Many people in the Reno area probably realize that permanent paralysis is a common symptom of a spinal cord injury, whether the injury comes from a car accident, a workplace fall or some other incident.
What people might not realize is how likely some degree of paralysis is once one's spinal cord suffers an injury. Only a handful of spinal cord injuries, fewer than 1 in 100, end with a person not experiencing any paralysis at all.
On the other hand, 20 percent of those who suffered a spinal cord injury experience what is called complete paraplegia, or the complete loss of sensation and movement from the waist down. Over 13 percent of victims were completely paralyzed from the neck down, meaning that they require constant medical and personal care.

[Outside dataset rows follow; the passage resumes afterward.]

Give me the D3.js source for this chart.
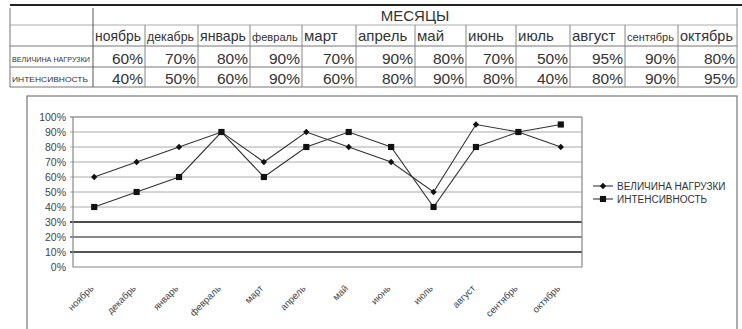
<!DOCTYPE html>
<html>
<head>
<meta charset="utf-8">
<script src="https://cdn.jsdelivr.net/npm/d3@7"></script>
<style>
  body { margin: 0; background: #fff; }
  svg { display: block; }
  text { font-family: "Liberation Sans", Arial, sans-serif; }
</style>
</head>
<body>
<svg id="chart" width="742" height="329"></svg>
<script>
// ---- data ----
const months = ["ноябрь", "декабрь", "январь", "февраль", "март", "апрель", "май", "июнь", "июль", "август", "сентябрь", "октябрь"];
const loadValues = [60, 70, 80, 90, 70, 90, 80, 70, 50, 95, 90, 80];
const intensityValues = [40, 50, 60, 90, 60, 80, 90, 80, 40, 80, 90, 95];
const seriesNames = ["ВЕЛИЧИНА НАГРУЗКИ", "ИНТЕНСИВНОСТЬ"];
const tableTitle = "МЕСЯЦЫ";
const yTicks = [0, 10, 20, 30, 40, 50, 60, 70, 80, 90, 100];

// ---- layout ----
const colWidths = [52, 53, 52, 52, 54, 59, 51, 50, 54, 55, 53, 59];
const table = { left: 10, labelRight: 93, rows: [5, 25, 46, 67, 87] };
const plot = { left: 73, right: 582, top: 117, bottom: 267 };

const svg = d3.select("#chart");
const fmt = d => d + "%";

// ---------- table ----------
const edges = [table.labelRight];
colWidths.forEach(w => edges.push(edges[edges.length - 1] + w));
const tableRight = edges[edges.length - 1];
const tg = svg.append("g");

// horizontal rules
tg.append("line").attr("x1", table.left).attr("x2", 742)
  .attr("y1", table.rows[0]).attr("y2", table.rows[0])
  .attr("stroke", "#222").attr("stroke-width", 2);
table.rows.slice(1).forEach((y, i) => {
  tg.append("line").attr("x1", table.left).attr("x2", tableRight)
    .attr("y1", y).attr("y2", y)
    .attr("stroke", i === 0 ? "#aaa" : "#777").attr("stroke-width", 1);
});
// vertical rules
tg.append("line").attr("x1", table.left).attr("x2", table.left)
  .attr("y1", table.rows[0] + 3).attr("y2", table.rows[4]).attr("stroke", "#777");
tg.append("line").attr("x1", table.labelRight).attr("x2", table.labelRight)
  .attr("y1", table.rows[0] + 3).attr("y2", table.rows[4]).attr("stroke", "#555");
edges.slice(1).forEach((x, i) => {
  const last = i === edges.length - 2;
  tg.append("line").attr("x1", x).attr("x2", x)
    .attr("y1", last ? table.rows[0] + 3 : table.rows[1]).attr("y2", table.rows[4])
    .attr("stroke", "#888");
});

// title
tg.append("text").attr("x", (table.labelRight + tableRight) / 2).attr("y", 21)
  .attr("text-anchor", "middle").attr("font-size", 15).attr("fill", "#333")
  .text(tableTitle);

// month names, shrunk to fit their cells
months.forEach((m, i) => {
  const base = 15;
  const t = tg.append("text").attr("x", edges[i] + 2).attr("y", 41)
    .attr("font-size", base).attr("fill", "#333").text(m);
  const w = t.node().getComputedTextLength();
  const avail = colWidths[i] - 6;
  if (w > avail) t.attr("font-size", base * avail / w);
});

// row labels
tg.append("text").attr("x", table.left + 2).attr("y", 62).attr("font-size", 7)
  .attr("fill", "#333").attr("textLength", 78).attr("lengthAdjust", "spacingAndGlyphs")
  .text(seriesNames[0]);
tg.append("text").attr("x", table.left + 2).attr("y", 82).attr("font-size", 8)
  .attr("fill", "#333").attr("textLength", 76).attr("lengthAdjust", "spacingAndGlyphs")
  .text(seriesNames[1]);

// values
[loadValues, intensityValues].forEach((vals, r) => {
  vals.forEach((v, i) => {
    tg.append("text").attr("x", edges[i + 1] - 2).attr("y", r === 0 ? 64 : 84)
      .attr("text-anchor", "end").attr("font-size", 15.5).attr("fill", "#333")
      .text(fmt(v));
  });
});

// ---------- chart ----------
svg.append("rect").attr("x", 27).attr("y", 96).attr("width", 710).attr("height", 260)
  .attr("fill", "none").attr("stroke", "#777").attr("stroke-width", 1.2);

const x = d3.scaleBand().domain(months).range([plot.left, plot.right]);
const y = d3.scaleLinear().domain([0, 100]).range([plot.bottom, plot.top]);

// gridlines
const gridStyle = v =>
  v === 30 ? { c: "#111", w: 1.6 } :
  v === 20 ? { c: "#8a8a8a", w: 2 } :
  v === 10 ? { c: "#555", w: 2 } :
  v === 100 ? { c: "#666", w: 1.2 } : { c: "#aaa", w: 1 };
svg.append("g").selectAll("line").data(yTicks.filter(v => v > 0)).join("line")
  .attr("x1", plot.left - 3).attr("x2", plot.right)
  .attr("y1", d => y(d)).attr("y2", d => y(d))
  .attr("stroke", d => gridStyle(d).c).attr("stroke-width", d => gridStyle(d).w);

// plot frame
svg.append("path")
  .attr("d", `M${plot.left},${plot.top}V${plot.bottom}H${plot.right}V${plot.top}`)
  .attr("fill", "none").attr("stroke", "#888").attr("stroke-width", 1.2);

// y axis
const yAxis = svg.append("g").attr("transform", `translate(${plot.left},0)`)
  .call(d3.axisLeft(y).tickValues(yTicks).tickFormat(fmt).tickSize(0).tickPadding(7));
yAxis.select(".domain").remove();
yAxis.selectAll("text").attr("font-size", 10.5).attr("fill", "#444")
  .attr("font-family", "'Liberation Sans', Arial, sans-serif");

// x axis
const xAxis = svg.append("g").attr("transform", `translate(0,${plot.bottom})`)
  .call(d3.axisBottom(x).tickSize(0));
xAxis.select(".domain").remove();
xAxis.selectAll("text")
  .attr("font-size", 9.5).attr("fill", "#444")
  .attr("font-family", "'Liberation Sans', Arial, sans-serif")
  .attr("text-anchor", "end").attr("dy", null).attr("y", 0)
  .attr("transform", "translate(0,22) rotate(-45)");

// series
const cx = m => x(m) + x.bandwidth() / 2;
const series = [
  { name: seriesNames[0], values: loadValues, symbol: d3.symbolSquare, size: 20, rotate: 45 },
  { name: seriesNames[1], values: intensityValues, symbol: d3.symbolSquare, size: 38, rotate: 0 }
];
const line = d3.line().x((d, i) => cx(months[i])).y(d => y(d));
series.forEach(s => {
  svg.append("path").datum(s.values).attr("d", line)
    .attr("fill", "none").attr("stroke", "#333").attr("stroke-width", 1.1);
  svg.append("g").selectAll("path").data(s.values).join("path")
    .attr("d", d3.symbol(s.symbol, s.size))
    .attr("transform", (d, i) => `translate(${cx(months[i])},${y(d)}) rotate(${s.rotate})`)
    .attr("fill", "#111");
});

// legend
const lg = svg.append("g").attr("transform", "translate(593,186)");
series.forEach((s, i) => {
  const g = lg.append("g").attr("transform", `translate(0,${i * 13})`);
  g.append("line").attr("x1", 0).attr("x2", 20).attr("stroke", "#333").attr("stroke-width", 1.1);
  g.append("path").attr("d", d3.symbol(s.symbol, s.size))
    .attr("transform", `translate(10,0) rotate(${s.rotate})`).attr("fill", "#111");
  g.append("text").attr("x", 24).attr("y", 3.6).attr("font-size", 10).attr("fill", "#333").text(s.name);
});
</script>
</body>
</html>
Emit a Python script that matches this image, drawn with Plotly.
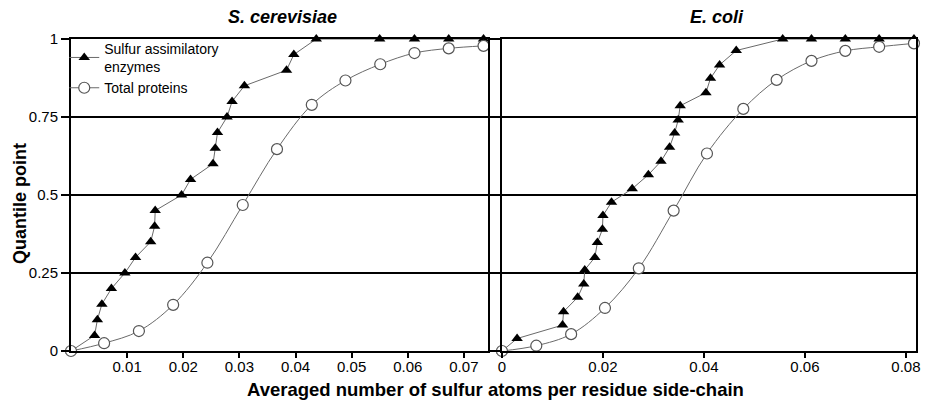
import plotly.graph_objects as go

# ---- data: S. cerevisiae ----
sc_sulfur_x = [0.0, 0.0042, 0.0047, 0.0055, 0.0072, 0.0096, 0.0115, 0.0142, 0.0149, 0.0150,
               0.0197, 0.0213, 0.0253, 0.0257, 0.0261, 0.0278, 0.0287, 0.0309, 0.0384, 0.0397,
               0.0437, 0.0550, 0.0612, 0.0673, 0.0735]
sc_sulfur_y = [0.0, 0.05, 0.10, 0.15, 0.20, 0.25, 0.30, 0.35, 0.40, 0.45,
               0.50, 0.55, 0.60, 0.65, 0.70, 0.75, 0.80, 0.85, 0.90, 0.95,
               1.0, 1.0, 1.0, 1.0, 1.0]
sc_total_x = [0.0, 0.0059, 0.0121, 0.0182, 0.0243, 0.0306, 0.0367, 0.0429, 0.0489, 0.0551,
              0.0612, 0.0673, 0.0735]
sc_total_y = [0.0, 0.025, 0.064, 0.148, 0.283, 0.468, 0.647, 0.789, 0.867, 0.919,
              0.955, 0.970, 0.978]

# ---- data: E. coli ----
ec_sulfur_x = [0.0, 0.0030, 0.0120, 0.0122, 0.0150, 0.0162, 0.0164, 0.0184, 0.0189, 0.0199,
               0.0200, 0.0217, 0.0258, 0.0290, 0.0315, 0.0332, 0.0342, 0.0349, 0.0353, 0.0404,
               0.0413, 0.0431, 0.0464, 0.0556, 0.0613, 0.0680, 0.0747, 0.0816]
ec_sulfur_y = [0.0, 0.040, 0.083, 0.126, 0.172, 0.215, 0.260, 0.300, 0.348, 0.390,
               0.434, 0.477, 0.520, 0.565, 0.608, 0.653, 0.699, 0.740, 0.786, 0.828,
               0.874, 0.917, 0.963, 1.0, 1.0, 1.0, 1.0, 1.0]
ec_total_x = [0.0, 0.0068, 0.0137, 0.0204, 0.0271, 0.0340, 0.0406, 0.0478, 0.0544, 0.0613,
              0.0680, 0.0747, 0.0816]
ec_total_y = [0.0, 0.017, 0.054, 0.138, 0.265, 0.450, 0.633, 0.776, 0.869, 0.930,
              0.962, 0.975, 0.986]

sc_xticks = [0.01, 0.02, 0.03, 0.04, 0.05, 0.06, 0.07]
ec_xticks = [0, 0.02, 0.04, 0.06, 0.08]
ec_xtick_labels = ["0", "0.02", "0.04", "0.06", "0.08"]
yticks = [0, 0.25, 0.5, 0.75, 1]
ytick_labels = ["0", "0.25", "0.5", "0.75", "1"]

FONT = "Liberation Sans, Arial, sans-serif"
line_col = "#6a6a6a"

fig = go.Figure()

def add_pair(sx, sy, tx, ty, xa, ya, show):
    fig.add_trace(go.Scatter(
        x=sx, y=sy, mode="lines+markers", name="Sulfur assimilatory<br>enzymes",
        xaxis=xa, yaxis=ya, showlegend=show, cliponaxis=False,
        line=dict(color=line_col, width=1),
        marker=dict(symbol="triangle-up", size=10, color="black")))
    fig.add_trace(go.Scatter(
        x=tx, y=ty, mode="lines+markers", name="Total proteins",
        xaxis=xa, yaxis=ya, showlegend=show, cliponaxis=False,
        line=dict(color=line_col, width=1, shape="spline", smoothing=1.0),
        marker=dict(symbol="circle", size=11, color="white",
                    line=dict(color="#555555", width=1.2))))

add_pair(sc_sulfur_x, sc_sulfur_y, sc_total_x, sc_total_y, "x", "y", True)
add_pair(ec_sulfur_x, ec_sulfur_y, ec_total_x, ec_total_y, "x2", "y2", False)

axis_common = dict(showline=True, linecolor="black", linewidth=2, mirror=True,
                   zeroline=False, ticks="outside", tickcolor="black", tickwidth=2,
                   tickfont=dict(family=FONT, size=15, color="black"))

d1 = [0, 0.4935]
d2 = [0.510, 1]

fig.update_layout(
    width=926, height=404,
    margin=dict(l=71, r=6, t=39, b=53),
    paper_bgcolor="white", plot_bgcolor="white",
    font=dict(family=FONT, color="black"),
    xaxis=dict(domain=d1, range=[0, 0.0743], tickvals=sc_xticks,
               ticktext=[str(v) for v in sc_xticks], ticklen=5, ticklabelstandoff=-4,
               showgrid=False, anchor="y", **axis_common),
    yaxis=dict(domain=[0, 1], range=[0, 1], tickvals=yticks, ticktext=ytick_labels,
               ticklen=8, showgrid=True, gridcolor="black", gridwidth=2,
               anchor="x", **axis_common),
    xaxis2=dict(domain=d2, range=[0, 0.082], tickvals=ec_xticks,
                ticktext=ec_xtick_labels, ticklen=5, ticklabelstandoff=-4,
                showgrid=False, anchor="y2", **axis_common),
    yaxis2=dict(domain=[0, 1], range=[0, 1], tickvals=yticks, showticklabels=False,
                ticklen=10, showgrid=True, gridcolor="black", gridwidth=2,
                anchor="x2", **axis_common),
    legend=dict(x=-0.008, y=1.02, xanchor="left", yanchor="top",
                bgcolor="rgba(0,0,0,0)", tracegroupgap=0,
                font=dict(family=FONT, size=14, color="black")),
    annotations=[
        dict(text="<b><i>S. cerevisiae</i></b>", xref="paper", yref="paper",
             x=(d1[0] + d1[1]) / 2, y=1, xanchor="center", yanchor="middle",
             yshift=22, xshift=3,
             showarrow=False, font=dict(family=FONT, size=18, color="black")),
        dict(text="<b><i>E. coli</i></b>", xref="paper", yref="paper",
             x=(d2[0] + d2[1]) / 2, y=1, xanchor="center", yanchor="middle",
             yshift=22, xshift=8,
             showarrow=False, font=dict(family=FONT, size=18, color="black")),
        dict(text="<b>Averaged number of sulfur atoms per residue side-chain</b>",
             xref="paper", yref="paper", x=0.502, y=0, xanchor="center",
             yanchor="middle", yshift=-38,
             showarrow=False, font=dict(family=FONT, size=18.5, color="black")),
        dict(text="<b>Quantile point</b>", xref="paper", yref="paper", x=0, y=0.5,
             xanchor="center", yanchor="middle", xshift=-51, yshift=-9, textangle=-90,
             showarrow=False, font=dict(family=FONT, size=18, color="black")),
    ],
)

fig.write_html("out.html", config={"displayModeBar": False},
               post_script="document.body.style.margin='0';")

The remaining 2 out of 3 or so victims experience conditions called incomplete paraplegia or incomplete tetraplegia. In both of these cases, a victim will experience some, but not all, symptoms of paralysis.
How the condition affects a given person depends a lot on the nature of the injury to the spine. For instance, some victims may have sensation in the affected areas but be unable to move them, while others may be just the opposite. Among those with incomplete injuries, about 2 out 3 experience problems above their waist.
Any spinal cord injury is a very serious matter which will likely require an investment of a lot of time and money in to medical care, rehabilitation expenses and the like. Moreover, a Nevada resident who suffers a spinal cord injury may have to find a new career or figure out a way to support herself without being able to work.